◆ Job:
Restate the listing that follows word for word, without its pictures.
━━━━━━
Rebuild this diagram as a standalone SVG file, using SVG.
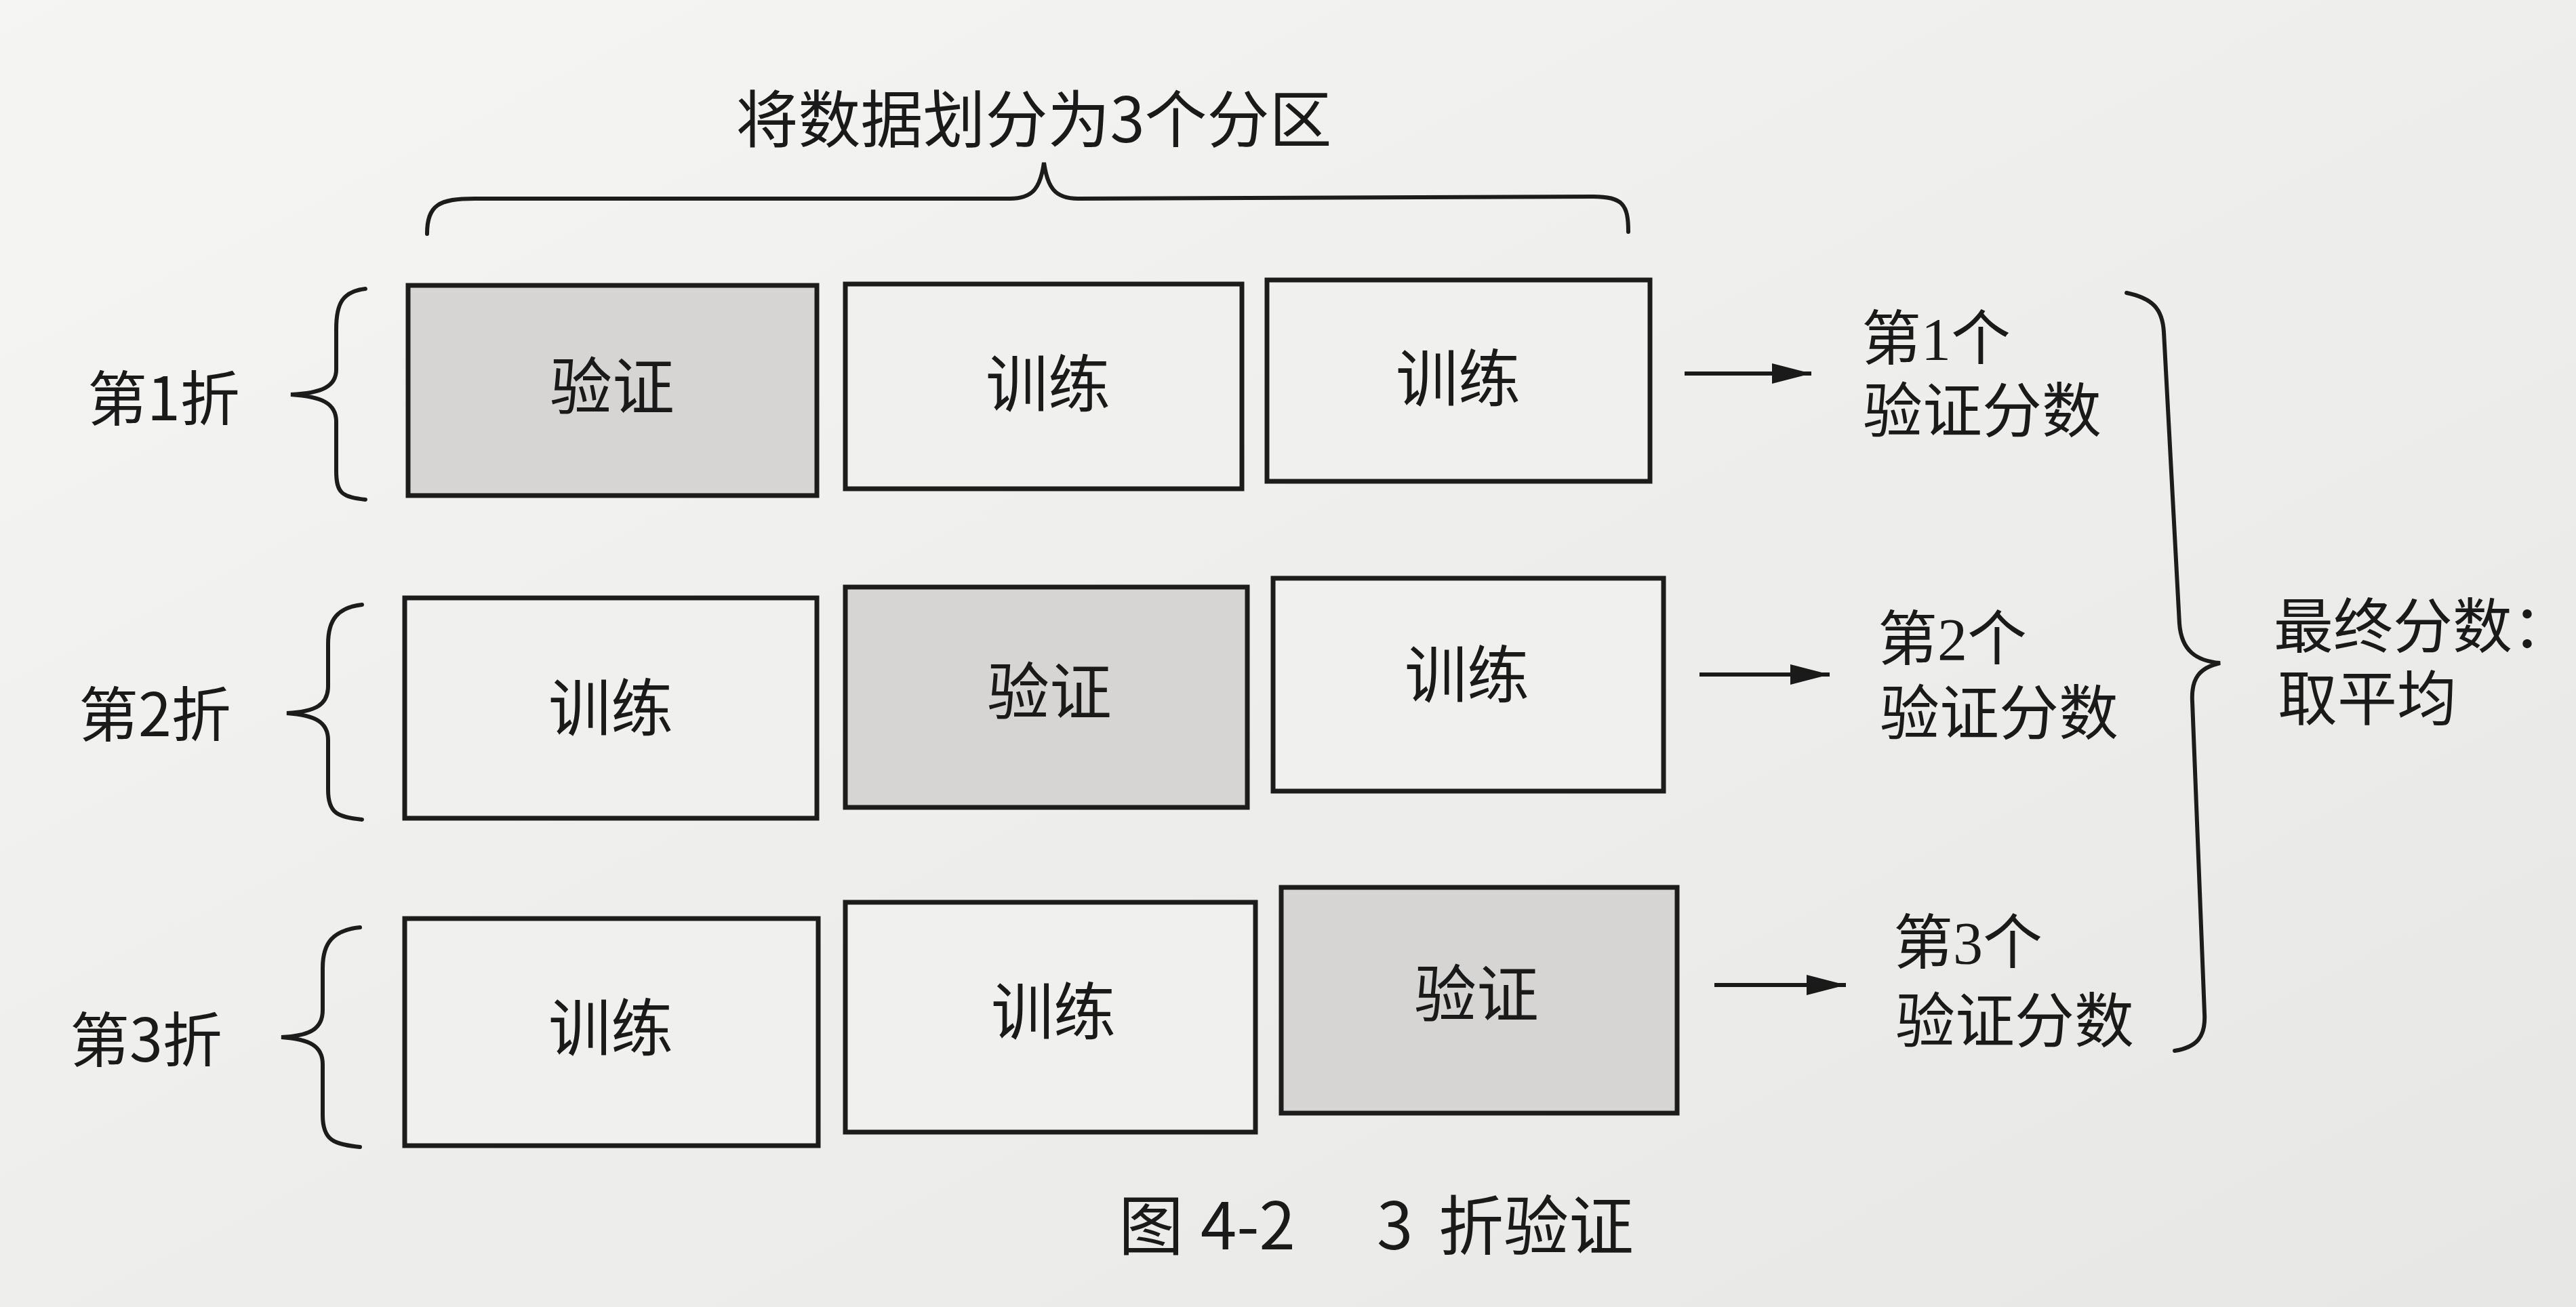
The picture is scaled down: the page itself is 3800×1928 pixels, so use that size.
<svg xmlns="http://www.w3.org/2000/svg" width="3800" height="1928" viewBox="0 0 3800 1928">
<defs>
<linearGradient id="bg" x1="0" y1="0" x2="1" y2="1">
<stop offset="0" stop-color="#f5f5f4"/>
<stop offset="1" stop-color="#e7e7e5"/>
</linearGradient>
<marker id="arr" markerUnits="userSpaceOnUse" markerWidth="60" markerHeight="34" refX="58" refY="17" orient="auto">
<path d="M0,2 L58,17 L0,32 Z" fill="#1a1a1a"/>
</marker>
<style>
.box{fill:#f0f0ee;stroke:#1c1c1c;stroke-width:7}
.val{fill:#d6d5d3;stroke:#1c1c1c;stroke-width:7}
.lbl{font-family:"Noto Sans CJK SC","Noto Sans",sans-serif;font-size:92px;fill:#1a1a1a;text-anchor:middle}
.side{font-family:"Noto Sans CJK SC","Noto Sans",sans-serif;font-size:88px;fill:#1a1a1a}
.score{font-family:"Liberation Serif","Noto Sans CJK SC",serif;font-size:88px;fill:#1a1a1a}
.brace{fill:none;stroke:#1c1c1c;stroke-width:6;stroke-linecap:round}
.conn{stroke:#1a1a1a;stroke-width:6;fill:none}
</style>
</defs>
<rect x="0" y="0" width="3800" height="1928" fill="url(#bg)"/>

<g id="title">
<text class="lbl" x="1525" y="210">将数据划分为3个分区</text>
<path class="brace" d="M630 345 C630 302 648 293 700 293 L1490 293 C1525 293 1535 275 1540 240 C1545 275 1555 293 1590 293 L2350 290 C2394 290 2402 302 2402 342"/>
</g>

<g id="fold1">
<text class="side" x="129" y="620">第1折</text>
<path class="brace" d="M539 426 C505 430 496 448 496 485 L496 545 C496 570 475 580 429 582 C475 585 496 595 496 622 L496 695 C496 728 505 733 539 737"/>
<g id="f1p1"><rect class="val" x="602" y="421" width="603" height="310"/><text class="lbl" x="903" y="604">验证</text></g>
<g id="f1p2"><rect class="box" x="1247" y="419" width="585" height="302"/><text class="lbl" x="1546" y="600">训练</text></g>
<g id="f1p3"><rect class="box" x="1869" y="413" width="565" height="297"/><text class="lbl" x="2151" y="592">训练</text></g>
</g>

<g id="fold2">
<text class="side" x="116" y="1086">第2折</text>
<path class="brace" d="M534 892 C498 896 484 914 484 950 L484 1012 C484 1040 465 1050 423 1052 C465 1055 484 1065 484 1092 L484 1165 C484 1200 498 1205 534 1209"/>
<g id="f2p1"><rect class="box" x="597" y="882" width="608" height="325"/><text class="lbl" x="901" y="1078">训练</text></g>
<g id="f2p2"><rect class="val" x="1247" y="866" width="593" height="325"/><text class="lbl" x="1548" y="1054">验证</text></g>
<g id="f2p3"><rect class="box" x="1878" y="853" width="576" height="314"/><text class="lbl" x="2164" y="1029">训练</text></g>
</g>

<g id="fold3">
<text class="side" x="103" y="1566">第3折</text>
<path class="brace" d="M531 1368 C492 1372 476 1390 476 1428 L476 1490 C476 1518 457 1528 415 1530 C457 1533 476 1543 476 1570 L476 1645 C476 1682 492 1688 531 1692"/>
<g id="f3p1"><rect class="box" x="597" y="1355" width="610" height="335"/><text class="lbl" x="901" y="1550">训练</text></g>
<g id="f3p2"><rect class="box" x="1247" y="1331" width="605" height="339"/><text class="lbl" x="1554" y="1526">训练</text></g>
<g id="f3p3"><rect class="val" x="1890" y="1309" width="584" height="333"/><text class="lbl" x="2178" y="1500">验证</text></g>
</g>

<g id="connectors">
<line class="conn" x1="2485" y1="551" x2="2672" y2="551" marker-end="url(#arr)"/>
<line class="conn" x1="2507" y1="995" x2="2699" y2="995" marker-end="url(#arr)"/>
<line class="conn" x1="2529" y1="1453" x2="2723" y2="1453" marker-end="url(#arr)"/>
</g>

<g id="score1">
<text class="score" x="2746" y="530">第1个</text>
<text class="score" x="2748" y="637">验证分数</text>
</g>
<g id="score2">
<text class="score" x="2770" y="973">第2个</text>
<text class="score" x="2773" y="1083">验证分数</text>
</g>
<g id="score3">
<text class="score" x="2793" y="1421">第3个</text>
<text class="score" x="2796" y="1537">验证分数</text>
</g>

<g id="final">
<path class="brace" d="M3137 432 C3175 440 3190 455 3192 490 L3215 920 C3218 960 3240 975 3275 978 C3245 985 3232 1000 3234 1035 L3252 1495 C3254 1530 3240 1545 3208 1550"/>
<text class="score" x="3354" y="955">最终分数：</text>
<text class="score" x="3360" y="1062">取平均</text>
</g>

<g id="caption">
<text class="side" style="font-size:96px" y="1843"><tspan x="1650">图</tspan><tspan x="1771">4-2</tspan><tspan x="2031">3</tspan><tspan x="2122">折验证</tspan></text>
</g>
</svg>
━━━━━━
◆ Correct output:
Rebuild this diagram as a standalone SVG file, using SVG.
The picture is scaled down: the page itself is 3800×1928 pixels, so use that size.
<svg xmlns="http://www.w3.org/2000/svg" width="3800" height="1928" viewBox="0 0 3800 1928">
<defs>
<linearGradient id="bg" x1="0" y1="0" x2="1" y2="1">
<stop offset="0" stop-color="#f5f5f4"/>
<stop offset="1" stop-color="#e7e7e5"/>
</linearGradient>
<marker id="arr" markerUnits="userSpaceOnUse" markerWidth="60" markerHeight="34" refX="58" refY="17" orient="auto">
<path d="M0,2 L58,17 L0,32 Z" fill="#1a1a1a"/>
</marker>
<style>
.box{fill:#f0f0ee;stroke:#1c1c1c;stroke-width:7}
.val{fill:#d6d5d3;stroke:#1c1c1c;stroke-width:7}
.lbl{font-family:"Noto Sans CJK SC","Noto Sans",sans-serif;font-size:92px;fill:#1a1a1a;text-anchor:middle}
.side{font-family:"Noto Sans CJK SC","Noto Sans",sans-serif;font-size:88px;fill:#1a1a1a}
.score{font-family:"Liberation Serif","Noto Sans CJK SC",serif;font-size:88px;fill:#1a1a1a}
.brace{fill:none;stroke:#1c1c1c;stroke-width:6;stroke-linecap:round}
.conn{stroke:#1a1a1a;stroke-width:6;fill:none}
</style>
</defs>
<rect x="0" y="0" width="3800" height="1928" fill="url(#bg)"/>

<g id="title">
<text class="lbl" x="1525" y="210">将数据划分为3个分区</text>
<path class="brace" d="M630 345 C630 302 648 293 700 293 L1490 293 C1525 293 1535 275 1540 240 C1545 275 1555 293 1590 293 L2350 290 C2394 290 2402 302 2402 342"/>
</g>

<g id="fold1">
<text class="side" x="129" y="620">第1折</text>
<path class="brace" d="M539 426 C505 430 496 448 496 485 L496 545 C496 570 475 580 429 582 C475 585 496 595 496 622 L496 695 C496 728 505 733 539 737"/>
<g id="f1p1"><rect class="val" x="602" y="421" width="603" height="310"/><text class="lbl" x="903" y="604">验证</text></g>
<g id="f1p2"><rect class="box" x="1247" y="419" width="585" height="302"/><text class="lbl" x="1546" y="600">训练</text></g>
<g id="f1p3"><rect class="box" x="1869" y="413" width="565" height="297"/><text class="lbl" x="2151" y="592">训练</text></g>
</g>

<g id="fold2">
<text class="side" x="116" y="1086">第2折</text>
<path class="brace" d="M534 892 C498 896 484 914 484 950 L484 1012 C484 1040 465 1050 423 1052 C465 1055 484 1065 484 1092 L484 1165 C484 1200 498 1205 534 1209"/>
<g id="f2p1"><rect class="box" x="597" y="882" width="608" height="325"/><text class="lbl" x="901" y="1078">训练</text></g>
<g id="f2p2"><rect class="val" x="1247" y="866" width="593" height="325"/><text class="lbl" x="1548" y="1054">验证</text></g>
<g id="f2p3"><rect class="box" x="1878" y="853" width="576" height="314"/><text class="lbl" x="2164" y="1029">训练</text></g>
</g>

<g id="fold3">
<text class="side" x="103" y="1566">第3折</text>
<path class="brace" d="M531 1368 C492 1372 476 1390 476 1428 L476 1490 C476 1518 457 1528 415 1530 C457 1533 476 1543 476 1570 L476 1645 C476 1682 492 1688 531 1692"/>
<g id="f3p1"><rect class="box" x="597" y="1355" width="610" height="335"/><text class="lbl" x="901" y="1550">训练</text></g>
<g id="f3p2"><rect class="box" x="1247" y="1331" width="605" height="339"/><text class="lbl" x="1554" y="1526">训练</text></g>
<g id="f3p3"><rect class="val" x="1890" y="1309" width="584" height="333"/><text class="lbl" x="2178" y="1500">验证</text></g>
</g>

<g id="connectors">
<line class="conn" x1="2485" y1="551" x2="2672" y2="551" marker-end="url(#arr)"/>
<line class="conn" x1="2507" y1="995" x2="2699" y2="995" marker-end="url(#arr)"/>
<line class="conn" x1="2529" y1="1453" x2="2723" y2="1453" marker-end="url(#arr)"/>
</g>

<g id="score1">
<text class="score" x="2746" y="530">第1个</text>
<text class="score" x="2748" y="637">验证分数</text>
</g>
<g id="score2">
<text class="score" x="2770" y="973">第2个</text>
<text class="score" x="2773" y="1083">验证分数</text>
</g>
<g id="score3">
<text class="score" x="2793" y="1421">第3个</text>
<text class="score" x="2796" y="1537">验证分数</text>
</g>

<g id="final">
<path class="brace" d="M3137 432 C3175 440 3190 455 3192 490 L3215 920 C3218 960 3240 975 3275 978 C3245 985 3232 1000 3234 1035 L3252 1495 C3254 1530 3240 1545 3208 1550"/>
<text class="score" x="3354" y="955">最终分数：</text>
<text class="score" x="3360" y="1062">取平均</text>
</g>

<g id="caption">
<text class="side" style="font-size:96px" y="1843"><tspan x="1650">图</tspan><tspan x="1771">4-2</tspan><tspan x="2031">3</tspan><tspan x="2122">折验证</tspan></text>
</g>
</svg>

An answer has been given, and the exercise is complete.